Keep only the lines of the listing that include the word "matplotlib", and copy them.

======== Data excerpts ========

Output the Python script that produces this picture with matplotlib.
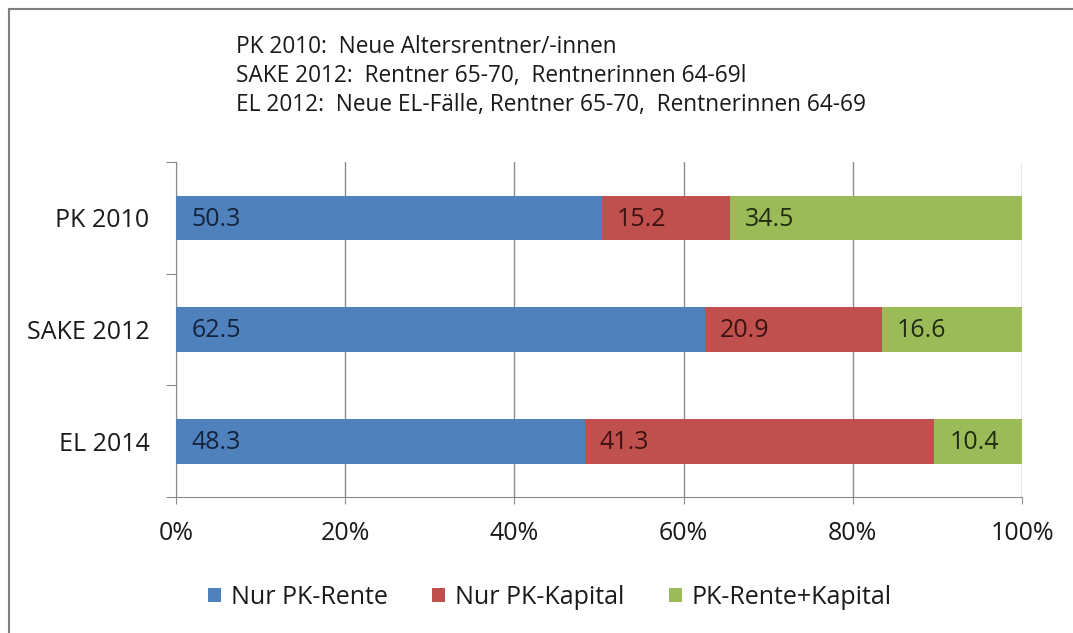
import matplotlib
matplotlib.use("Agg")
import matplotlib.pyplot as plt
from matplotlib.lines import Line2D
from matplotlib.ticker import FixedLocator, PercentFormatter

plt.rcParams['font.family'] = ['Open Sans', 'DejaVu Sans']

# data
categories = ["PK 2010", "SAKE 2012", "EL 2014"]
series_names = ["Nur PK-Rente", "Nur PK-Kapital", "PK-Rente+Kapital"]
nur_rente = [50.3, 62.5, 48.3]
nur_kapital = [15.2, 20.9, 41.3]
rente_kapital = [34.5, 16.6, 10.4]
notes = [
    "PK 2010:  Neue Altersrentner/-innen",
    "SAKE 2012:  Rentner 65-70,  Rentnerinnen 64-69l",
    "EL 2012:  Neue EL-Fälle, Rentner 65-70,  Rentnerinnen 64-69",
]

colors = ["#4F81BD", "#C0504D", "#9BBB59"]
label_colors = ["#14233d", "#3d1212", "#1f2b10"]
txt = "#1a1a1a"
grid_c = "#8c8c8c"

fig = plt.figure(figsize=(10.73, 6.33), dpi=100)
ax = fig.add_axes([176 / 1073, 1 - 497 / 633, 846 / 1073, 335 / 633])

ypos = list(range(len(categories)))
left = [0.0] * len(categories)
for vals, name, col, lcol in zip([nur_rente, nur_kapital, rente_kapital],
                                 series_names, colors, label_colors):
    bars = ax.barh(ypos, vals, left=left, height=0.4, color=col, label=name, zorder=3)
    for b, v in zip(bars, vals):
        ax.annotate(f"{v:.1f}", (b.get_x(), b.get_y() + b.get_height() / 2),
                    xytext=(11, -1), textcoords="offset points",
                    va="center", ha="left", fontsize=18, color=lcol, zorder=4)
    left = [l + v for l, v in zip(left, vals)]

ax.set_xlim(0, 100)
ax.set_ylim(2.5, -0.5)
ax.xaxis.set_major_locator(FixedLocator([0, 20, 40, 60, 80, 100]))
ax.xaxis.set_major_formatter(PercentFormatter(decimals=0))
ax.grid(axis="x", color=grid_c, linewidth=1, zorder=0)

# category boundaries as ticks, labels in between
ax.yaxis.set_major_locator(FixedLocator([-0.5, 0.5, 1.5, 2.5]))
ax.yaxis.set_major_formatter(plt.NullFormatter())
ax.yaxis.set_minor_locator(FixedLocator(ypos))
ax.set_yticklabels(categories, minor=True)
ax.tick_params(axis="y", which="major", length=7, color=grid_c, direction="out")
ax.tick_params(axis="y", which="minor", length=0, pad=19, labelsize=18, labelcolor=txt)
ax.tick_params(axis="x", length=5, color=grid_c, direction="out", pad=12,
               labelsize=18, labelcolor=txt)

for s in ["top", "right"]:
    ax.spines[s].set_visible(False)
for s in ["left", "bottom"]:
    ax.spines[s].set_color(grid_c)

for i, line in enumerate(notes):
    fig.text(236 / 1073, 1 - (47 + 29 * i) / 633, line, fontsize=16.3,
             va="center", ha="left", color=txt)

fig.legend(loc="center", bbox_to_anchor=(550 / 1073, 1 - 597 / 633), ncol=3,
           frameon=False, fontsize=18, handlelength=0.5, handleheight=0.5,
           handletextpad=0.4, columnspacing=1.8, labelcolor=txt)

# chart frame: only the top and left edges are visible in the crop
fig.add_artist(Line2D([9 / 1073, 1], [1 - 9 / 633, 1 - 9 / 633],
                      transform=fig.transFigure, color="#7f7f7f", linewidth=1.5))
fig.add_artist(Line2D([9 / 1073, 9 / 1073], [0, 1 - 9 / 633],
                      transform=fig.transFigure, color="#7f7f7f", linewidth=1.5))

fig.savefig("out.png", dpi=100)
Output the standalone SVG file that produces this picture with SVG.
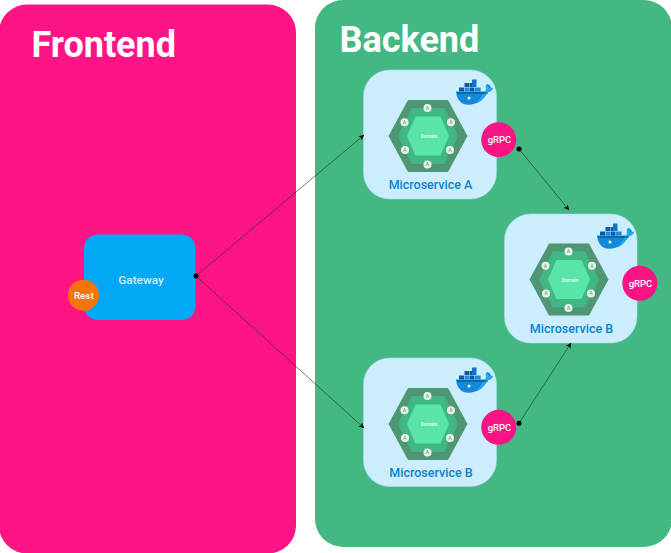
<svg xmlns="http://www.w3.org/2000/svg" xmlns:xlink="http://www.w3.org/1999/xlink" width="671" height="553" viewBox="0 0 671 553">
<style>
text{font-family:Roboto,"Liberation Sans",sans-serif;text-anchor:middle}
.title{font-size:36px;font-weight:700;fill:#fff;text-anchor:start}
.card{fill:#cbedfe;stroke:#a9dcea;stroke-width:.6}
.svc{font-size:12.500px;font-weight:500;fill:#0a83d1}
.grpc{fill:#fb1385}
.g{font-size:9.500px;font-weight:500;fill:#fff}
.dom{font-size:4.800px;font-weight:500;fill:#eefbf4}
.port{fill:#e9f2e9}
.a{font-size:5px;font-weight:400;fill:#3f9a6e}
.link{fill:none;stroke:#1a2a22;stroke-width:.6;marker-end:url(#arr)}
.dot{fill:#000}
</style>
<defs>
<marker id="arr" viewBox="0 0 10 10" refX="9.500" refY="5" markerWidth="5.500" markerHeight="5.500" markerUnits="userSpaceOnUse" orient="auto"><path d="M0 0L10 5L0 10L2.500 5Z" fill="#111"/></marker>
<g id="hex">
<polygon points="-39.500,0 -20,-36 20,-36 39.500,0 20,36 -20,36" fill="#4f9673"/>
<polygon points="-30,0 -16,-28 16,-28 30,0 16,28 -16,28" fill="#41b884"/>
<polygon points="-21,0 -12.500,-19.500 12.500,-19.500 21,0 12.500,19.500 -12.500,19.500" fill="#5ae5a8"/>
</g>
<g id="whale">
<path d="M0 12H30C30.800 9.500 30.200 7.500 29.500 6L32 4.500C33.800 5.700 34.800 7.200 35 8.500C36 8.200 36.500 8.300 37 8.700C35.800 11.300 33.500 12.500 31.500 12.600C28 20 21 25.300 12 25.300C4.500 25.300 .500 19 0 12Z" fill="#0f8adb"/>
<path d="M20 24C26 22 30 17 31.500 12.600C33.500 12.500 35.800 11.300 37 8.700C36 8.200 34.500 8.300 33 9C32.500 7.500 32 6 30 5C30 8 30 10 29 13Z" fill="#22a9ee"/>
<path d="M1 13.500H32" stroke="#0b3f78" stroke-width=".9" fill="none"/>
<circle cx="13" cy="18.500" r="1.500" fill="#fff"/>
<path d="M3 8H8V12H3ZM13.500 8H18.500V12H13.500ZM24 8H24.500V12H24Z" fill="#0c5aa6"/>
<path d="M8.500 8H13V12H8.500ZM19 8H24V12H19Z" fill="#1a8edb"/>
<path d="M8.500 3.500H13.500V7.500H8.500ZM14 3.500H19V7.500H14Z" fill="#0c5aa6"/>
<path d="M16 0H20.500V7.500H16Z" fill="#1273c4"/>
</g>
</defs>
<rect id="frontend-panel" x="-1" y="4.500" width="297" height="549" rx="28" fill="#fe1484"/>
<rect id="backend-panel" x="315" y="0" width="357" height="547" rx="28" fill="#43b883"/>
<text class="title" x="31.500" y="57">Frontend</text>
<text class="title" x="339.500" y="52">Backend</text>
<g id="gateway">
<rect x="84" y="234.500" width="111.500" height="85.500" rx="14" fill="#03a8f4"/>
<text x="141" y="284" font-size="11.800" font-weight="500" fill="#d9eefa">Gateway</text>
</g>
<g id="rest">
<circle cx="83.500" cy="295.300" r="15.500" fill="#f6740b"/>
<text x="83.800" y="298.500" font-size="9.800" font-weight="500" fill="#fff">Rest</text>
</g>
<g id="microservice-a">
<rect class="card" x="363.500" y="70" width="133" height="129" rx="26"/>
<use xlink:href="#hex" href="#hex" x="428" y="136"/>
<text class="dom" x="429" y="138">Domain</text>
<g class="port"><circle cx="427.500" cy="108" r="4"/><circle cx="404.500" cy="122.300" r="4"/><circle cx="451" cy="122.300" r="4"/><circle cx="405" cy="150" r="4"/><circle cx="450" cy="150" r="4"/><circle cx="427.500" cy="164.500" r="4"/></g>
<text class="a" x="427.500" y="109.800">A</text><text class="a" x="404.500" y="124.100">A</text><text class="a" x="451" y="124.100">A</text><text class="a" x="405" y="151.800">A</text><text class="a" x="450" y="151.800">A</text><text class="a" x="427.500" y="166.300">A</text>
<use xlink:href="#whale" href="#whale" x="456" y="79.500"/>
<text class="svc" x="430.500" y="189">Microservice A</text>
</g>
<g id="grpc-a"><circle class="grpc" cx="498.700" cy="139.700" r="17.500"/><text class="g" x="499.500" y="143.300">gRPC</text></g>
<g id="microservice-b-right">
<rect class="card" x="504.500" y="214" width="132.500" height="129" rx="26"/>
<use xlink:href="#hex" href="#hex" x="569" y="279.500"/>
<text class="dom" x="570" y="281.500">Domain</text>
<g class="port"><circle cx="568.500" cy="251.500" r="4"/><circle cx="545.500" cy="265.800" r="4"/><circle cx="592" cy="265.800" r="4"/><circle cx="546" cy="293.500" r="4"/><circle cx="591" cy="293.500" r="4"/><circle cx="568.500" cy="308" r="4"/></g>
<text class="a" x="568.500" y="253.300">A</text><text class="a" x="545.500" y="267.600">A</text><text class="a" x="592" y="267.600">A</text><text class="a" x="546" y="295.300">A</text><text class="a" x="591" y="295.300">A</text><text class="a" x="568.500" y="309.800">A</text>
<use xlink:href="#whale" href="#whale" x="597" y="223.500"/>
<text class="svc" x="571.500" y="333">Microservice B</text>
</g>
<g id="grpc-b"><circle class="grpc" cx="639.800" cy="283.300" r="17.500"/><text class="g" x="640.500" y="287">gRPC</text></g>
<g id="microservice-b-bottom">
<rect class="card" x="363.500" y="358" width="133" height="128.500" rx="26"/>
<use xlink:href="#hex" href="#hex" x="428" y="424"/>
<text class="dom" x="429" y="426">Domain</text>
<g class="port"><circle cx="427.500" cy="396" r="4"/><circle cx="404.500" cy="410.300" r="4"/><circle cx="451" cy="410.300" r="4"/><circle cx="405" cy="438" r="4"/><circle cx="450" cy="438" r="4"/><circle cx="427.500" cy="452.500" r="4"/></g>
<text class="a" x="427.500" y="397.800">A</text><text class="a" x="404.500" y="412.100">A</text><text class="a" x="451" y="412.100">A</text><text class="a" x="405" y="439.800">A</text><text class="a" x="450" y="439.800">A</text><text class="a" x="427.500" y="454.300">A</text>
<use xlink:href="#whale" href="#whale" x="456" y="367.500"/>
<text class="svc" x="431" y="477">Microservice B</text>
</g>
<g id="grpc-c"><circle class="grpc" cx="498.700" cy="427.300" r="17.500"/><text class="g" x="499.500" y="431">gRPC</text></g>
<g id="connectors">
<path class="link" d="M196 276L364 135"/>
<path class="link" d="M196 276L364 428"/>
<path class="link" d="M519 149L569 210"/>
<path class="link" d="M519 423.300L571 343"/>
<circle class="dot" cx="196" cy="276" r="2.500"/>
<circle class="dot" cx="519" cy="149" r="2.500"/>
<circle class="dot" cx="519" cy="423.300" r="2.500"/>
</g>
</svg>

========

**Result of this exercise**
Output the Python script that produces this picture with matplotlib.
import matplotlib
matplotlib.use("Agg")
import matplotlib.pyplot as plt
from matplotlib.lines import Line2D
from matplotlib.ticker import FixedLocator, PercentFormatter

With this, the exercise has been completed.